Brief ->
Select lines where the word "Clone" appears.

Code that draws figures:
** START **

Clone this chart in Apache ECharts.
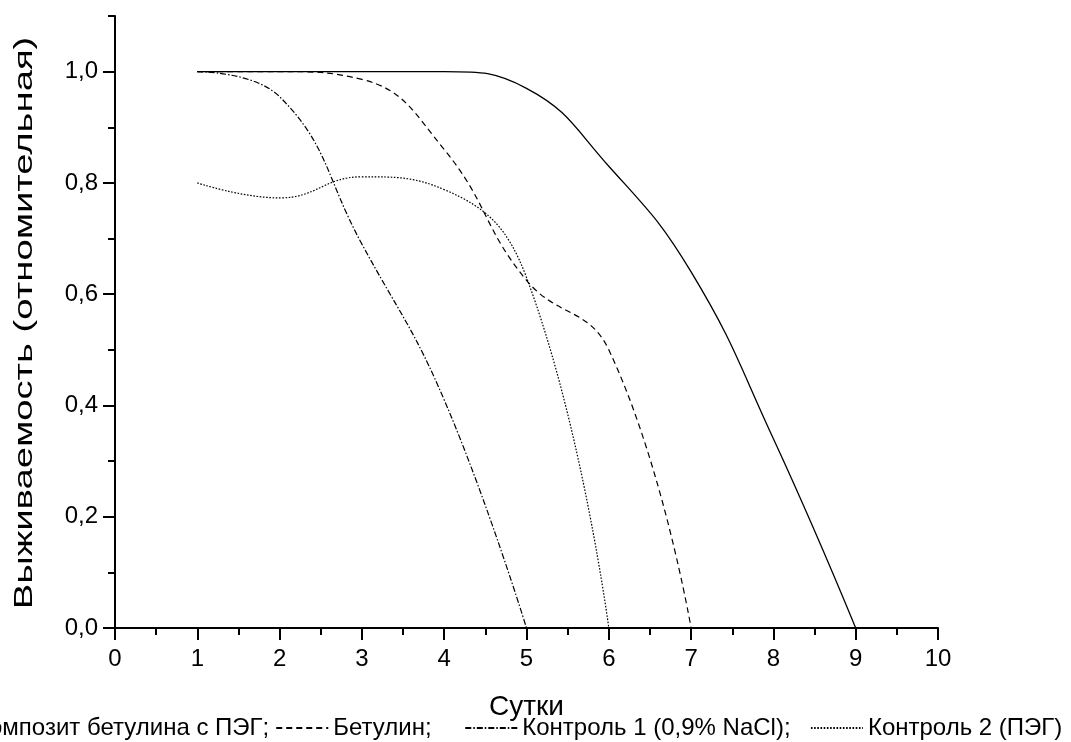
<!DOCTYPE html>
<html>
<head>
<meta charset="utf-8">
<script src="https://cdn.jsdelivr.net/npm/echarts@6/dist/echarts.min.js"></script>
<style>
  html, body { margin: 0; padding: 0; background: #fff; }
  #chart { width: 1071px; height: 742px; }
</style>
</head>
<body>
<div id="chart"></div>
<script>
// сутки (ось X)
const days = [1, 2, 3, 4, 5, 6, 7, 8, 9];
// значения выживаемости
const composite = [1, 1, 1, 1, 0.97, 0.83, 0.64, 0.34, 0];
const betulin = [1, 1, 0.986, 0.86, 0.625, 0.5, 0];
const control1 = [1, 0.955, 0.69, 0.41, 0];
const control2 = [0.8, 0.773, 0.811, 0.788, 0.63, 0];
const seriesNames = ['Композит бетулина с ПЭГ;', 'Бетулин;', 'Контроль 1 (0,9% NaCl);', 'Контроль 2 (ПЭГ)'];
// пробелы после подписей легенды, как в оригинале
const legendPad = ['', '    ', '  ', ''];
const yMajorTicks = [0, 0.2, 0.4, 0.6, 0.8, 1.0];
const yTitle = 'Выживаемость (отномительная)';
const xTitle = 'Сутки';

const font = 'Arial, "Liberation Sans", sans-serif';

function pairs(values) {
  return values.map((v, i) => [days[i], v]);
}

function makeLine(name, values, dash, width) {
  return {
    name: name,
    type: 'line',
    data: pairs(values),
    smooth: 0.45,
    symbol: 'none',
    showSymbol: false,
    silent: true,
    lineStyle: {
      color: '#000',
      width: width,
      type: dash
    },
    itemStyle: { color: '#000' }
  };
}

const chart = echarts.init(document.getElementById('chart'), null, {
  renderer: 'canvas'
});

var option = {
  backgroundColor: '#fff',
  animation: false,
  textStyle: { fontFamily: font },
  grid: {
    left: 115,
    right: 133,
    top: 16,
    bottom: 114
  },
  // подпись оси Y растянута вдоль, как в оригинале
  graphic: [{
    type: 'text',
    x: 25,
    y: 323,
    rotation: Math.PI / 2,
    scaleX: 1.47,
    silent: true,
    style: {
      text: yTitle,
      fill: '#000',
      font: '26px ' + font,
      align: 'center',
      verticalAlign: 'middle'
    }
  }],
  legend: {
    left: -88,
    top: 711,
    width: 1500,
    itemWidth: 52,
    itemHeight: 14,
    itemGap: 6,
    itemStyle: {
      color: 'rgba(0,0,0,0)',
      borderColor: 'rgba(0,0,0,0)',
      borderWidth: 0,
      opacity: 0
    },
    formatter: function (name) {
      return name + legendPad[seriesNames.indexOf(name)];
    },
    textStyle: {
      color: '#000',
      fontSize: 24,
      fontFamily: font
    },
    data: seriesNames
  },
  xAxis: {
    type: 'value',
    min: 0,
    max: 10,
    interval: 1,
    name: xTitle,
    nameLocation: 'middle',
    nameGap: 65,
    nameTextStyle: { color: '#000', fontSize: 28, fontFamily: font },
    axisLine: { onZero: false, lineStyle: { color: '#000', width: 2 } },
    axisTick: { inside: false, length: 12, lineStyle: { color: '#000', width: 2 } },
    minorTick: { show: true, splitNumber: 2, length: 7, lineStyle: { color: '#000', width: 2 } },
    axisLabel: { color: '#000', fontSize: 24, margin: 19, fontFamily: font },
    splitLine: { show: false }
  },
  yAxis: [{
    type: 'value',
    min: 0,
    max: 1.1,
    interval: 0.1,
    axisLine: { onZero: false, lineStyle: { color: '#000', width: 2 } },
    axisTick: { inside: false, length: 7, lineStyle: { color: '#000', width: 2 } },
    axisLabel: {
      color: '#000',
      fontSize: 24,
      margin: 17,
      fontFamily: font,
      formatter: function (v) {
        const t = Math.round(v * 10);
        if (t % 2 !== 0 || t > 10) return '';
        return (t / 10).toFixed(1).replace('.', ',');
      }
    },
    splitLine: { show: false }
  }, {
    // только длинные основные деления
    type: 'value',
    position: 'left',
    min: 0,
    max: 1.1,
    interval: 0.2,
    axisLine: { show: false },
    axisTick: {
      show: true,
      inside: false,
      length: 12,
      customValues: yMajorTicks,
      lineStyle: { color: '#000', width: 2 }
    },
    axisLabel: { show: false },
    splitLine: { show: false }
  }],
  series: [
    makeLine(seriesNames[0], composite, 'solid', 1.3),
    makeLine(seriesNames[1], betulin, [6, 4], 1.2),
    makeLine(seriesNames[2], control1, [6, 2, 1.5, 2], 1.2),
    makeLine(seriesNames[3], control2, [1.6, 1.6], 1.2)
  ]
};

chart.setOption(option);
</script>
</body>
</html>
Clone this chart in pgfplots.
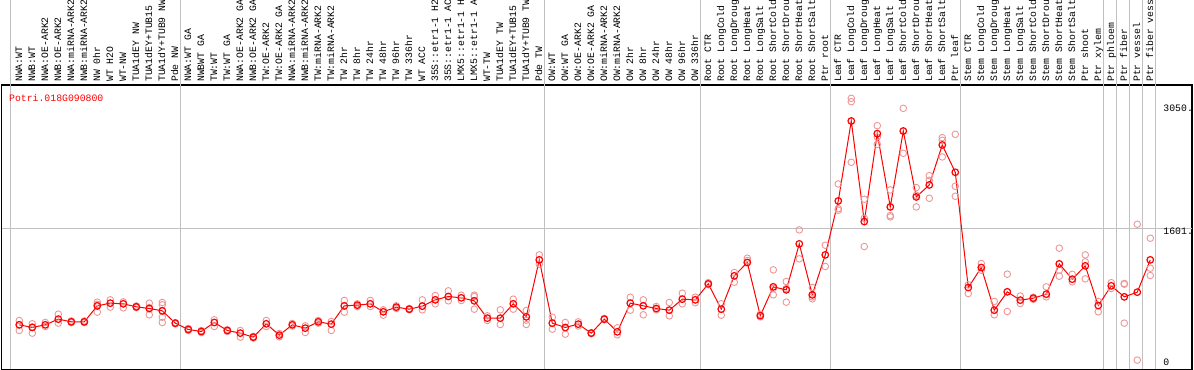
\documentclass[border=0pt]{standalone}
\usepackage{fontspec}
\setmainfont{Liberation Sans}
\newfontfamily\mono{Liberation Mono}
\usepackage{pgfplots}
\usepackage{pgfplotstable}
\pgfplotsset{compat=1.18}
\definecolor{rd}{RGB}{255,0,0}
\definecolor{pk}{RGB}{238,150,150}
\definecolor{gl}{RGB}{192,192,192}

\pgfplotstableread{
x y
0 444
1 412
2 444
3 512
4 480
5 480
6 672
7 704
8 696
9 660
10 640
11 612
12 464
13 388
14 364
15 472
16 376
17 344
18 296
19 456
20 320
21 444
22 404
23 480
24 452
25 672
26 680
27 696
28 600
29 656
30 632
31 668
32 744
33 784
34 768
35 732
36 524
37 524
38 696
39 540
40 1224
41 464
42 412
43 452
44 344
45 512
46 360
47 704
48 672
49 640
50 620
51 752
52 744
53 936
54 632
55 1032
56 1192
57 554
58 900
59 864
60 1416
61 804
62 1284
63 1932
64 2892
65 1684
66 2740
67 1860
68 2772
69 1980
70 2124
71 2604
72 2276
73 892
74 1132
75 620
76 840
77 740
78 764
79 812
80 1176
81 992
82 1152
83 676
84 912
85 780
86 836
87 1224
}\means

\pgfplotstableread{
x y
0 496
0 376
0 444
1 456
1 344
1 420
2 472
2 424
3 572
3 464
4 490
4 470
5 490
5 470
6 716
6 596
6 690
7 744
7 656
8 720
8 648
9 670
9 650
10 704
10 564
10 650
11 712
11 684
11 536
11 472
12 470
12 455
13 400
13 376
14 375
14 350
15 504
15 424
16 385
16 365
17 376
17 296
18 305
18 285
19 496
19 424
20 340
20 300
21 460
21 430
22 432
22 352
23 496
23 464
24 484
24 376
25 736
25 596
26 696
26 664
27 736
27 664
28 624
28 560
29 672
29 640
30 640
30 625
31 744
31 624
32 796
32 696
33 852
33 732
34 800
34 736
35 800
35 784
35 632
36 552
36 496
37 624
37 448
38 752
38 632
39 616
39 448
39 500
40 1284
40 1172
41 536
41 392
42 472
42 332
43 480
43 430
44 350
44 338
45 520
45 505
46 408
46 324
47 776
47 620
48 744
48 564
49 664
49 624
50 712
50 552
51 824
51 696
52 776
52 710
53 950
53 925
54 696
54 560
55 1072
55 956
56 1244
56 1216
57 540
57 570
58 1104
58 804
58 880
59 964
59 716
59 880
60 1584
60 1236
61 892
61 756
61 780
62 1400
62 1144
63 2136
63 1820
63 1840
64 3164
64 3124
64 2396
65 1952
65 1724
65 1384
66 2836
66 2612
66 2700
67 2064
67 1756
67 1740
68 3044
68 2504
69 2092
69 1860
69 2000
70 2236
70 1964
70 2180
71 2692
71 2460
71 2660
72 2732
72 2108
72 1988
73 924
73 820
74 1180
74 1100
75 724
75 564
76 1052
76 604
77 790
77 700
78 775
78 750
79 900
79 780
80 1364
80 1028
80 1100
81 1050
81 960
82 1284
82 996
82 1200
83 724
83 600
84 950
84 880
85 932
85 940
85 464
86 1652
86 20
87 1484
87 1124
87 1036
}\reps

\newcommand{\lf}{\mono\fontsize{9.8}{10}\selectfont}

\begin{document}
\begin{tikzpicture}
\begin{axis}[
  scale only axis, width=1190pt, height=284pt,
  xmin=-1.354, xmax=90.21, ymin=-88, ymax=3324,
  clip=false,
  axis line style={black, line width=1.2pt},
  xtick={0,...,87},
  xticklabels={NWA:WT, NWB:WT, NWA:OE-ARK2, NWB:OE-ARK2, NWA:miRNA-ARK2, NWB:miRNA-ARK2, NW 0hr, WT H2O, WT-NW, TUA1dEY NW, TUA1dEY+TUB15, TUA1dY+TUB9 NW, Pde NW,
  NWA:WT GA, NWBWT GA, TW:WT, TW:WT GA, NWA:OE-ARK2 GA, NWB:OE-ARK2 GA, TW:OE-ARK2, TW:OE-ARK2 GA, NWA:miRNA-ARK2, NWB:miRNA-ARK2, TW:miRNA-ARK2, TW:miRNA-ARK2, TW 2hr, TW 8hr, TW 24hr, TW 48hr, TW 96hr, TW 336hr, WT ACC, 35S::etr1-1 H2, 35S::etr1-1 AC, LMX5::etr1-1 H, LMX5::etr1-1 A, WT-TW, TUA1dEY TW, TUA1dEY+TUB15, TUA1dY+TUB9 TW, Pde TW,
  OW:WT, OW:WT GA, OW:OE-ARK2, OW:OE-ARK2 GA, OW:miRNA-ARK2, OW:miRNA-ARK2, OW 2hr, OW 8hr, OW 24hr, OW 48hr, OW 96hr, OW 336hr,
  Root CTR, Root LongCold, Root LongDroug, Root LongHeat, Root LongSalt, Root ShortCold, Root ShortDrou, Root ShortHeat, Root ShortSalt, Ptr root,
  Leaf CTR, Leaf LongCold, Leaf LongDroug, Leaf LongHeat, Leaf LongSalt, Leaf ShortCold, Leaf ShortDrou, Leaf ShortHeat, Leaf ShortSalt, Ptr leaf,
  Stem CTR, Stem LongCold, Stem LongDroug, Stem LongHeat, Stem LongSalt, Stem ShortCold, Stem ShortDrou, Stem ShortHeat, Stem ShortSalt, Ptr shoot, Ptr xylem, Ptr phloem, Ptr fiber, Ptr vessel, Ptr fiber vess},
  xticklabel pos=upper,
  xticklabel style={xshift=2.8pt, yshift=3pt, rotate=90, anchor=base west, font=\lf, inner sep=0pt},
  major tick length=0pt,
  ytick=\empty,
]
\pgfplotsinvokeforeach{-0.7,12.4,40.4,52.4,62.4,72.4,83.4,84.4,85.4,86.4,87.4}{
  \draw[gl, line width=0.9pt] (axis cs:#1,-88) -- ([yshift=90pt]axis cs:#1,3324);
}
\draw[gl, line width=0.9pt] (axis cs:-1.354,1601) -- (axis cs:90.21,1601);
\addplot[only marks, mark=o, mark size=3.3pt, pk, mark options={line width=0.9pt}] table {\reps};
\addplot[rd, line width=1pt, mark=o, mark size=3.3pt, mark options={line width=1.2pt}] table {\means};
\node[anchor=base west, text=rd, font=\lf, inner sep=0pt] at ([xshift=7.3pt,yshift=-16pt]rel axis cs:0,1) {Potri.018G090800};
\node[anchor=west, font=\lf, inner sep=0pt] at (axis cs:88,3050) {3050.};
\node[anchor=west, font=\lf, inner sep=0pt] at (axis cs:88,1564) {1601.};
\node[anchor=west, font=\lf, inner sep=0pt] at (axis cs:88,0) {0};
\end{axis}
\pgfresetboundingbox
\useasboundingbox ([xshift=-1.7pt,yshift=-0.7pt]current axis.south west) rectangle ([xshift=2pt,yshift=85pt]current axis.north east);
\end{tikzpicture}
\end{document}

** END **

Answer to this problem ->
Clone this chart in Apache ECharts.
Clone this chart in pgfplots.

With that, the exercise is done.